Recently, Australian banks have been taking charge of their global influence to develop strong security mindsets among their employees responsible for developing software. According to Pieter Danhieux, co-founder of Secure Code Warrior, five out of Australia’s top six banks are actively engaging their developers to build secure coding skills through online, self-paced, gamified learning environments. Banks are further reviewing real-time metrics and reporting to their decision-making leaders to verify the strengths and weaknesses of their developers and teams.
Matias Madou, CTO, Director and Co-Founder of Secure Code Warrior, stresses the importance of hands-on software security practices. Companies can ensure a positive and effective application security (AppSec) culture within their organization by guaranteeing developers get the appropriate training they need to write secure code right from the start. “Normally, from the developer perspective, they don’t always get the training they need.

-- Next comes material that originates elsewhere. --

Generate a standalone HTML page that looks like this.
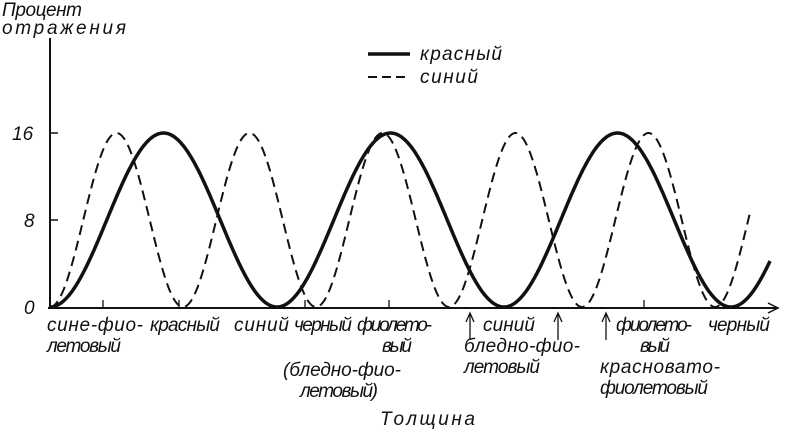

It’s critical to implement platforms that are overlaid with gamification elements, so that it is fun and engaging for the developer when he or she is taking the training. Traditional and old-school training is just video-based and encompasses fairly boring material. A more modern platform challenges the developer to try to solve and learn about application security. A system that incorporates achievements and levels, like belting and badges, further guarantees developers come out of their training with all the tools they need to code securely,” Madou says.
It’s important to note that gamification will not function as a miracle if there is no substance to your platform, Madou notes. “You have to have substance to your platform. For instance, at Secure Code Warrior, we have more than 3,000 coding exercises that challenge developers. Secondly, to make those exercises engaging, a world map where developers locate themselves, and have to defend against threats is another way to make exercises engaging. There are many elements for the developers to relate to the cause they are assigned. Once developers start solving the coding exercises, they get points and they are able to compare themselves to other developers in their organization. This further challenges them and provides a fun environment for them to harness their coding skills.”

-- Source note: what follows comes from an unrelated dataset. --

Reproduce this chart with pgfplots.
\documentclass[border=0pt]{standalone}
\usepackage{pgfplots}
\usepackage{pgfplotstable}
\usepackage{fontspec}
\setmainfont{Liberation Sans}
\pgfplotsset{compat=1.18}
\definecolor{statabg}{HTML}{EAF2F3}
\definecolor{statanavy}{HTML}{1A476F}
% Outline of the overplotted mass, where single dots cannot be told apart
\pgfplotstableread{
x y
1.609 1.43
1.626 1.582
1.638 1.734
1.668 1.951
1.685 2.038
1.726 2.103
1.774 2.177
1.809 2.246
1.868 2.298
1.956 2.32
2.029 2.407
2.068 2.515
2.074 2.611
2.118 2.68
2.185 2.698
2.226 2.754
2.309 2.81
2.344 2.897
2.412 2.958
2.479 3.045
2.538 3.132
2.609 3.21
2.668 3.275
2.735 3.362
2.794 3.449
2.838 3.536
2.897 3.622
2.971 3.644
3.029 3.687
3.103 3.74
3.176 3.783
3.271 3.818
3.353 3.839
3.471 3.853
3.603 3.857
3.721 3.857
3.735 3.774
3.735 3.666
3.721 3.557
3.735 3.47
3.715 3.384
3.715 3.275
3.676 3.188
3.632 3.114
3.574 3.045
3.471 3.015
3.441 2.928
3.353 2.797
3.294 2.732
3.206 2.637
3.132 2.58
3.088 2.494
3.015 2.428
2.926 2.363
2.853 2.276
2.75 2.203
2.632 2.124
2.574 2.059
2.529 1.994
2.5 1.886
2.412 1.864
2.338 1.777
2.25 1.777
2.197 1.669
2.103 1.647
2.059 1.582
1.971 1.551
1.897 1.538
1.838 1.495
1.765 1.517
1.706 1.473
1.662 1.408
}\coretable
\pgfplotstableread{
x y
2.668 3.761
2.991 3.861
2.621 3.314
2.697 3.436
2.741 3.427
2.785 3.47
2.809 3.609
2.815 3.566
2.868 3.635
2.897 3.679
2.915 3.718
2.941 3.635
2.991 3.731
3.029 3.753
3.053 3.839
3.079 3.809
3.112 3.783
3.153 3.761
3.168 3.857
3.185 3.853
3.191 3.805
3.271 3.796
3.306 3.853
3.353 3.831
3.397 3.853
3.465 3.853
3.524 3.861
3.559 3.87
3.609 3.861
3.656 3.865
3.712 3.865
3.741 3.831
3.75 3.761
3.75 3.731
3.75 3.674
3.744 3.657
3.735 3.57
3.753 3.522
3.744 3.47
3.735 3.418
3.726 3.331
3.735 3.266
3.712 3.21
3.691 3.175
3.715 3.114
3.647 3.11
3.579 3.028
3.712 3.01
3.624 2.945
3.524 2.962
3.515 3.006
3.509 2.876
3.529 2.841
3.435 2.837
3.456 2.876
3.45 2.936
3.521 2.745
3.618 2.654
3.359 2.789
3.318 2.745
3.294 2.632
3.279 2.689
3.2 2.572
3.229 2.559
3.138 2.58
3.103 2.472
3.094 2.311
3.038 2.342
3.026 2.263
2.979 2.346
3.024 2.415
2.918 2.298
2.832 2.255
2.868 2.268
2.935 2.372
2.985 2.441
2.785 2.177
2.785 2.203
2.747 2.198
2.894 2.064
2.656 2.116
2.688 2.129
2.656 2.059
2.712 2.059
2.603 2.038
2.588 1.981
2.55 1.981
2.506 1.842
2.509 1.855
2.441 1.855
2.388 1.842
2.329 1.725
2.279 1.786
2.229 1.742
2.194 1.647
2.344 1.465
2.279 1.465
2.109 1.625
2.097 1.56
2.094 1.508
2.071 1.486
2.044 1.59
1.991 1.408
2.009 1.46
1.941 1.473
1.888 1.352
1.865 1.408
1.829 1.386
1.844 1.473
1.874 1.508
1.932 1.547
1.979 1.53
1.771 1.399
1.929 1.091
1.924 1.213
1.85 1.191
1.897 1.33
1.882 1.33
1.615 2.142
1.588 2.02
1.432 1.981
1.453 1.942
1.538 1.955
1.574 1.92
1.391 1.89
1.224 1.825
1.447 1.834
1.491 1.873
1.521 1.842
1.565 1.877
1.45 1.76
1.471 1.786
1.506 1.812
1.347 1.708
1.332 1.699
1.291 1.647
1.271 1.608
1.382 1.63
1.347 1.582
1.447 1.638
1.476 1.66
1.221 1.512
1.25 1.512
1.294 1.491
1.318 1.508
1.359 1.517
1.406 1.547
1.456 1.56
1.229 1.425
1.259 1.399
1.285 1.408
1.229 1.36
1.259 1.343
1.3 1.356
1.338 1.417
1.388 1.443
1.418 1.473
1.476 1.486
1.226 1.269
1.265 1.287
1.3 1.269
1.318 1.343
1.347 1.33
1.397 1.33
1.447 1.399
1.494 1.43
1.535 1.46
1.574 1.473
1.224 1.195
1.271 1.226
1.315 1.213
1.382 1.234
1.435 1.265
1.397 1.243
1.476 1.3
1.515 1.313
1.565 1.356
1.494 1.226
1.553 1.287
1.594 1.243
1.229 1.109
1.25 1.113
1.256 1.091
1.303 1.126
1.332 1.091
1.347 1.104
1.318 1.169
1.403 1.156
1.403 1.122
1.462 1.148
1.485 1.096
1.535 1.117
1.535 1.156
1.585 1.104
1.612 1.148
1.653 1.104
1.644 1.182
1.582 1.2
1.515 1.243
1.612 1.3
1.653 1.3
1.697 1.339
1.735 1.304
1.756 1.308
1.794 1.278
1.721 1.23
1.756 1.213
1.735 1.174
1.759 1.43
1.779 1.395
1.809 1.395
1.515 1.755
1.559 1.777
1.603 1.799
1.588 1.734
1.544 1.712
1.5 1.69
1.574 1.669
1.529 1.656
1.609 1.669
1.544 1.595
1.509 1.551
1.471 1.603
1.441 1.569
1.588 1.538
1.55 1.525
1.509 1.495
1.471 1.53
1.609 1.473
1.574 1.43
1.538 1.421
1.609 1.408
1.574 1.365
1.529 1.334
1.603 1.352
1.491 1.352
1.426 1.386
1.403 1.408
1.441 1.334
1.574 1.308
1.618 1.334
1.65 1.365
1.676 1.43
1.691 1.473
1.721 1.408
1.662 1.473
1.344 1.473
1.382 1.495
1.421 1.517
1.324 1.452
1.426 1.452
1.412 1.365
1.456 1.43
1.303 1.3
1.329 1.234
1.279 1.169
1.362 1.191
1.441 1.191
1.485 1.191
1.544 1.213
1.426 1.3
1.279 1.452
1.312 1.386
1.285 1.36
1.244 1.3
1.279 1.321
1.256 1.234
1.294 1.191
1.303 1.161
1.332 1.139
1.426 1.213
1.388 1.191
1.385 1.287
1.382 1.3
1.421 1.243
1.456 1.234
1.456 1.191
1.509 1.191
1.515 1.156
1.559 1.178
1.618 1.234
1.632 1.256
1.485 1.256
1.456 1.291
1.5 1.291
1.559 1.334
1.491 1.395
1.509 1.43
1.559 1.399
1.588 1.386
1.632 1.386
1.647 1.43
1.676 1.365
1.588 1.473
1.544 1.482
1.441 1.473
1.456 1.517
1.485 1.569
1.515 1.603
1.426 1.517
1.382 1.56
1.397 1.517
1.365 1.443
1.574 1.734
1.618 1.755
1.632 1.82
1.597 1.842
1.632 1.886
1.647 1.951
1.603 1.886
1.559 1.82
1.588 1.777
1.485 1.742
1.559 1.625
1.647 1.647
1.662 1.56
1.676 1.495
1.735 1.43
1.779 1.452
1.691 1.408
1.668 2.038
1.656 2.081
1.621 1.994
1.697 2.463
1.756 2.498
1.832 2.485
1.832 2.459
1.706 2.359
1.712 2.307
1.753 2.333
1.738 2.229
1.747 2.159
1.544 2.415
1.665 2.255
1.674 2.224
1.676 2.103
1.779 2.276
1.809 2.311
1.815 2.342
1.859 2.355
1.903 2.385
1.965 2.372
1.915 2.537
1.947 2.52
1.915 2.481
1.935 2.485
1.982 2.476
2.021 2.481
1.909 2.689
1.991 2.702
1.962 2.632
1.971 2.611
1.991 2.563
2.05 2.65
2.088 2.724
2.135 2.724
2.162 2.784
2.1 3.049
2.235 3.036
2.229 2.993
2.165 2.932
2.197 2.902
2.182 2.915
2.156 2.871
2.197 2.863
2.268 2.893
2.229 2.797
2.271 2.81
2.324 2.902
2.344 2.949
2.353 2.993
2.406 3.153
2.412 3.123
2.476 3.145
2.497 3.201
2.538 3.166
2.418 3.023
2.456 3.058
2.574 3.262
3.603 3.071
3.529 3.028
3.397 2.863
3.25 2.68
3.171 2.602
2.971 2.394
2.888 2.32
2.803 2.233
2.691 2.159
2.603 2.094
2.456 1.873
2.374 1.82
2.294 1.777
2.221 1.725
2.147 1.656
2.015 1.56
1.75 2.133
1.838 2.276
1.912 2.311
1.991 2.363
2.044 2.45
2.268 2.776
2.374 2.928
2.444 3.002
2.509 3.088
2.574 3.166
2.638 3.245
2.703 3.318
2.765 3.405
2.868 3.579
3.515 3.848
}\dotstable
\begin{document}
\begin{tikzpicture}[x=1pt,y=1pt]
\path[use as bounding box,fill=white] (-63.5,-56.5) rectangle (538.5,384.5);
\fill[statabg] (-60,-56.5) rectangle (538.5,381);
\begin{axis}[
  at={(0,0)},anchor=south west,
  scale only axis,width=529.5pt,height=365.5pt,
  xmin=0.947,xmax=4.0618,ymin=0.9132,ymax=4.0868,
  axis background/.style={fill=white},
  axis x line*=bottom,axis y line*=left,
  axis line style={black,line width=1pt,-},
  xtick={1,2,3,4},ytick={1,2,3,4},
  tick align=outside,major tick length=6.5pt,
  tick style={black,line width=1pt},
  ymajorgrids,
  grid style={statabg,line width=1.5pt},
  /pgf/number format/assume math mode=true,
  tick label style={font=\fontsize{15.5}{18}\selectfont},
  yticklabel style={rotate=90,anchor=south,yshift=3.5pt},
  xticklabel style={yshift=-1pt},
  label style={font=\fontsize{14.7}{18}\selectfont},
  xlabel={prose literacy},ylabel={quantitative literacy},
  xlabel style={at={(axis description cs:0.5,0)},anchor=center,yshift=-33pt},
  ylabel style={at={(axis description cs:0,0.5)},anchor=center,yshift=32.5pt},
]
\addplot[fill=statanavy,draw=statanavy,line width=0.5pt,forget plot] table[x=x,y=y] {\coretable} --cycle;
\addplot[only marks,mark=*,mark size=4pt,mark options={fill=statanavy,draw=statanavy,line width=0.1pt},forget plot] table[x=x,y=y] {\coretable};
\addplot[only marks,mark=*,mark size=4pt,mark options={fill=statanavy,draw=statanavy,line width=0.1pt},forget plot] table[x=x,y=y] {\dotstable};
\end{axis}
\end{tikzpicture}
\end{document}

Secure Code Warrior, for example, is guaranteeing developers enjoy the learning process by implementing tournaments, hosted quite frequently. At the end of each tournament, the victorious developer gets a prize, such as a drone, t-shirt and more. “Through all of these mechanisms, AppSec leaders can ensure that they are enabling their developers to actively learn through fun and engaging processes,” Madou says. “At the time, developers learn about an application security culture and how to apply what they have learned in their day-to-day jobs.”
The first step to establishing a positive AppSec culture is to train developers for the job they will be performing. “It does not make sense to train a developer in Java, for example, if they are writing in Python,” Madou notes. Although they are not opposites, they are different languages. Where Java is statically typed and comfortable with its use of braces and semicolons, Python is a dynamically typed language that uses syntactically-significant whitespace. “Relevant training is what the developer can relate to in their daily responsibilities. If a developer will be writing Cobalt code, then train them in COBOL.”
There are many benefits of having a positive application security culture within your organization, notes Madou. “Usually, the industry focus is simply on finding vulnerabilities, rather than fixing or preventing. If you ensure that developers obtain the education they need to write secure code, that will empower organizations to have a first line of defense if there are any looming threats. Furthermore, you are enabling developers to work faster, and more efficiently, successfully preventing or mitigating any financial damages associated with any vulnerabilities that root from insecure code.”
Ultimately, a major benefit of having an AppSec culture is the ability to mitigate and prevent costly data breaches. “In application security right now, we teach developers how to write secure code. What organizations are attempting to do is protect code by adding additional code on that same code. What organizations need to do is go to the source of the problem,” Madou suggests.
When asked if human error is part of data breaches, Madou says, “Developers want to do the right thing. Except, they don’t know how. Universities teach them how to think and design code; however, security is briefly touched on. It’s not about writing secure apps, it’s about encryption. Ultimately, leading developers to introduce problems without their knowledge. This is why it’s important to have developers focus on training first.”
Quite often, developers face challenges when it comes to their organizations, as companies do not place application security as a priority. “The challenge is that organizations have to support these initiatives. They have to say, “Yes, security is important within our organization,” Madou says.
Finally, there is good news. According to Madou, there are more companies placing security as their top most priority. This comes as no surprise, or rather, an expected initiative as data breaches are at a record-high. A new report from Juniper Research found that the cost of data breaches will rise from $3 trillion each year to more than $5 trillion in 2024, an average annual growth of 11 percent, primarily driven by increasing fines for data breaches as regulation tightens, as well as a greater proportion of business lost.